(EXERCISE PROMPT):
Every entry that follows should be repeated exactly; drop the images.

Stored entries

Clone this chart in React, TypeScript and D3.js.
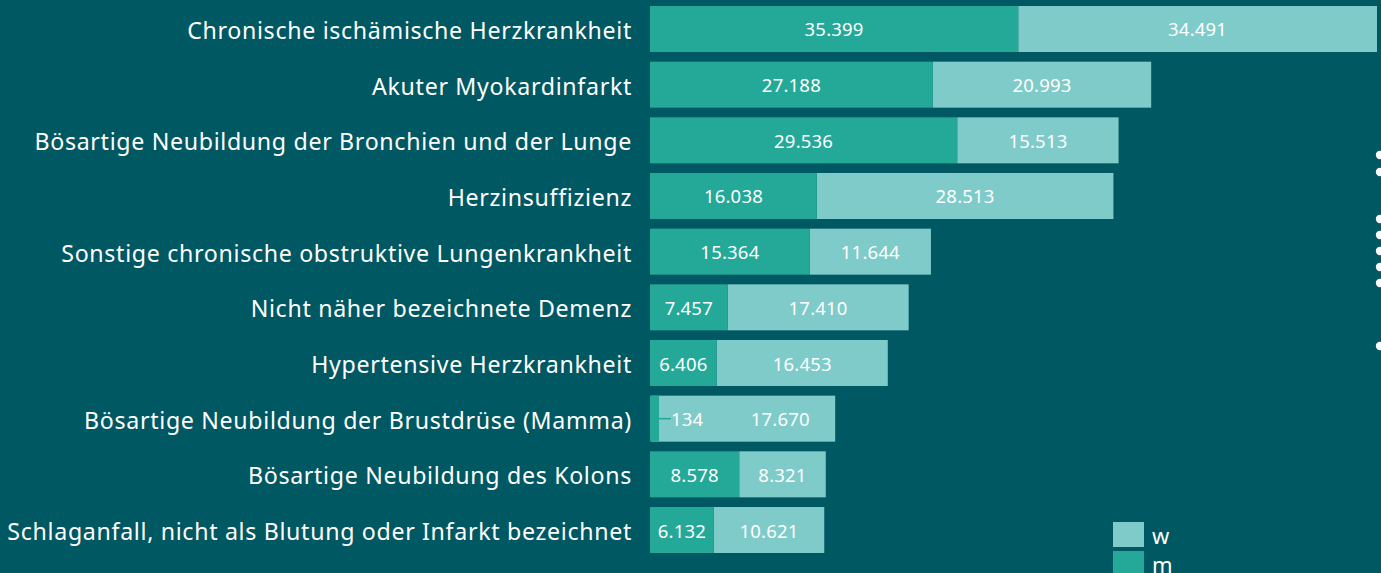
import React from "react";
import * as d3 from "d3";

const categories = [
  "Chronische ischämische Herzkrankheit",
  "Akuter Myokardinfarkt",
  "Bösartige Neubildung der Bronchien und der Lunge",
  "Herzinsuffizienz",
  "Sonstige chronische obstruktive Lungenkrankheit",
  "Nicht näher bezeichnete Demenz",
  "Hypertensive Herzkrankheit",
  "Bösartige Neubildung der Brustdrüse (Mamma)",
  "Bösartige Neubildung des Kolons",
  "Schlaganfall, nicht als Blutung oder Infarkt bezeichnet",
];
const male = [35399, 27188, 29536, 16038, 15364, 7457, 6406, 134, 8578, 6132];
const female = [34491, 20993, 15513, 28513, 11644, 17410, 16453, 17670, 8321, 10621];
const seriesNames = ["w", "m"];

const W = 1381;
const H = 573;
const BG = "#005862";
const M_COLOR = "#24a999";
const W_COLOR = "#7ecbc9";
const FONT = "'Noto Sans', 'Open Sans', sans-serif";

const fmt = (v: number) => d3.format(",")(v).replace(/,/g, ".");

export default function App() {
  const x = d3.scaleLinear().domain([0, 69890]).range([650, 1377]);
  const y = d3
    .scaleBand<string>()
    .domain(categories)
    .range([6, 553])
    .paddingInner(0.1737)
    .paddingOuter(0);
  const bw = y.bandwidth();
  const dots = [155, 172, 219, 235, 251, 267, 283, 346];

  return (
    <svg
      width={W}
      height={H}
      style={{ position: "absolute", left: 0, top: 0, background: BG, display: "block" }}
    >
      <rect x={0} y={0} width={W} height={H} fill={BG} />
      {categories.map((c, i) => {
        const y0 = y(c)!;
        const cy = y0 + bw / 2;
        const mW = x(male[i]) - x(0);
        const wX0 = x(male[i]);
        const wX1 = x(male[i] + female[i]);
        const small = mW < 30;
        return (
          <g key={c}>
            <text
              x={632}
              y={cy + 1}
              textAnchor="end"
              dominantBaseline="central"
              fill="#ffffff"
              fontFamily={FONT}
              fontSize={23.2}
              letterSpacing={0.67}
            >
              {c}
            </text>
            <rect x={wX0} y={y0} width={wX1 - wX0} height={bw} fill={W_COLOR} />
            <rect x={x(0)} y={y0} width={Math.max(mW, 9)} height={bw} fill={M_COLOR} />
            {small ? (
              <g>
                <line x1={x(0) + 9} x2={x(0) + 21} y1={cy} y2={cy} stroke={M_COLOR} strokeWidth={1.5} />
                <text
                  x={x(0) + 21}
                  y={cy}
                  dominantBaseline="central"
                  fill="#ffffff"
                  fontFamily={FONT}
                  fontSize={18.5}
                  letterSpacing={0.2}
                >
                  {fmt(male[i])}
                </text>
              </g>
            ) : (
              <text
                x={(x(0) + x(male[i])) / 2}
                y={cy}
                textAnchor="middle"
                dominantBaseline="central"
                fill="#ffffff"
                fontFamily={FONT}
                fontSize={18.5}
                letterSpacing={0.2}
              >
                {fmt(male[i])}
              </text>
            )}
            <text
              x={small ? (wX0 + wX1) / 2 + 37 : (wX0 + wX1) / 2}
              y={cy}
              textAnchor="middle"
              dominantBaseline="central"
              fill="#ffffff"
              fontFamily={FONT}
              fontSize={18.5}
              letterSpacing={0.2}
            >
              {fmt(female[i])}
            </text>
          </g>
        );
      })}
      {seriesNames.map((s, i) => (
        <g key={s}>
          <rect x={1113} y={522 + i * 29} width={31} height={25} fill={i === 0 ? W_COLOR : M_COLOR} />
          <text
            x={1152}
            y={535 + i * 29}
            dominantBaseline="central"
            fill="#ffffff"
            fontFamily={FONT}
            fontSize={22}
          >
            {s}
          </text>
        </g>
      ))}
      {dots.map((d) => (
        <circle key={d} cx={1380} cy={d} r={4.2} fill="#ffffff" />
      ))}
    </svg>
  );
}
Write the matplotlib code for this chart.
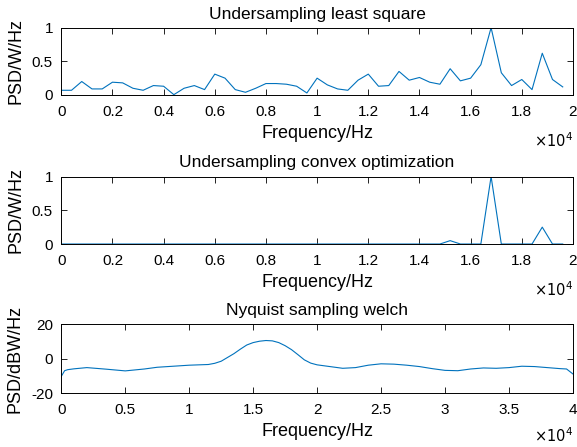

(SOLUTION TO THIS PROBLEM):
Clone this chart in React, TypeScript and D3.js.
import React from "react";
import * as d3 from "d3";

const categories = [
  "Chronische ischämische Herzkrankheit",
  "Akuter Myokardinfarkt",
  "Bösartige Neubildung der Bronchien und der Lunge",
  "Herzinsuffizienz",
  "Sonstige chronische obstruktive Lungenkrankheit",
  "Nicht näher bezeichnete Demenz",
  "Hypertensive Herzkrankheit",
  "Bösartige Neubildung der Brustdrüse (Mamma)",
  "Bösartige Neubildung des Kolons",
  "Schlaganfall, nicht als Blutung oder Infarkt bezeichnet",
];
const male = [35399, 27188, 29536, 16038, 15364, 7457, 6406, 134, 8578, 6132];
const female = [34491, 20993, 15513, 28513, 11644, 17410, 16453, 17670, 8321, 10621];
const seriesNames = ["w", "m"];

const W = 1381;
const H = 573;
const BG = "#005862";
const M_COLOR = "#24a999";
const W_COLOR = "#7ecbc9";
const FONT = "'Noto Sans', 'Open Sans', sans-serif";

const fmt = (v: number) => d3.format(",")(v).replace(/,/g, ".");

export default function App() {
  const x = d3.scaleLinear().domain([0, 69890]).range([650, 1377]);
  const y = d3
    .scaleBand<string>()
    .domain(categories)
    .range([6, 553])
    .paddingInner(0.1737)
    .paddingOuter(0);
  const bw = y.bandwidth();
  const dots = [155, 172, 219, 235, 251, 267, 283, 346];

  return (
    <svg
      width={W}
      height={H}
      style={{ position: "absolute", left: 0, top: 0, background: BG, display: "block" }}
    >
      <rect x={0} y={0} width={W} height={H} fill={BG} />
      {categories.map((c, i) => {
        const y0 = y(c)!;
        const cy = y0 + bw / 2;
        const mW = x(male[i]) - x(0);
        const wX0 = x(male[i]);
        const wX1 = x(male[i] + female[i]);
        const small = mW < 30;
        return (
          <g key={c}>
            <text
              x={632}
              y={cy + 1}
              textAnchor="end"
              dominantBaseline="central"
              fill="#ffffff"
              fontFamily={FONT}
              fontSize={23.2}
              letterSpacing={0.67}
            >
              {c}
            </text>
            <rect x={wX0} y={y0} width={wX1 - wX0} height={bw} fill={W_COLOR} />
            <rect x={x(0)} y={y0} width={Math.max(mW, 9)} height={bw} fill={M_COLOR} />
            {small ? (
              <g>
                <line x1={x(0) + 9} x2={x(0) + 21} y1={cy} y2={cy} stroke={M_COLOR} strokeWidth={1.5} />
                <text
                  x={x(0) + 21}
                  y={cy}
                  dominantBaseline="central"
                  fill="#ffffff"
                  fontFamily={FONT}
                  fontSize={18.5}
                  letterSpacing={0.2}
                >
                  {fmt(male[i])}
                </text>
              </g>
            ) : (
              <text
                x={(x(0) + x(male[i])) / 2}
                y={cy}
                textAnchor="middle"
                dominantBaseline="central"
                fill="#ffffff"
                fontFamily={FONT}
                fontSize={18.5}
                letterSpacing={0.2}
              >
                {fmt(male[i])}
              </text>
            )}
            <text
              x={small ? (wX0 + wX1) / 2 + 37 : (wX0 + wX1) / 2}
              y={cy}
              textAnchor="middle"
              dominantBaseline="central"
              fill="#ffffff"
              fontFamily={FONT}
              fontSize={18.5}
              letterSpacing={0.2}
            >
              {fmt(female[i])}
            </text>
          </g>
        );
      })}
      {seriesNames.map((s, i) => (
        <g key={s}>
          <rect x={1113} y={522 + i * 29} width={31} height={25} fill={i === 0 ? W_COLOR : M_COLOR} />
          <text
            x={1152}
            y={535 + i * 29}
            dominantBaseline="central"
            fill="#ffffff"
            fontFamily={FONT}
            fontSize={22}
          >
            {s}
          </text>
        </g>
      ))}
      {dots.map((d) => (
        <circle key={d} cx={1380} cy={d} r={4.2} fill="#ffffff" />
      ))}
    </svg>
  );
}
Write the matplotlib code for this chart.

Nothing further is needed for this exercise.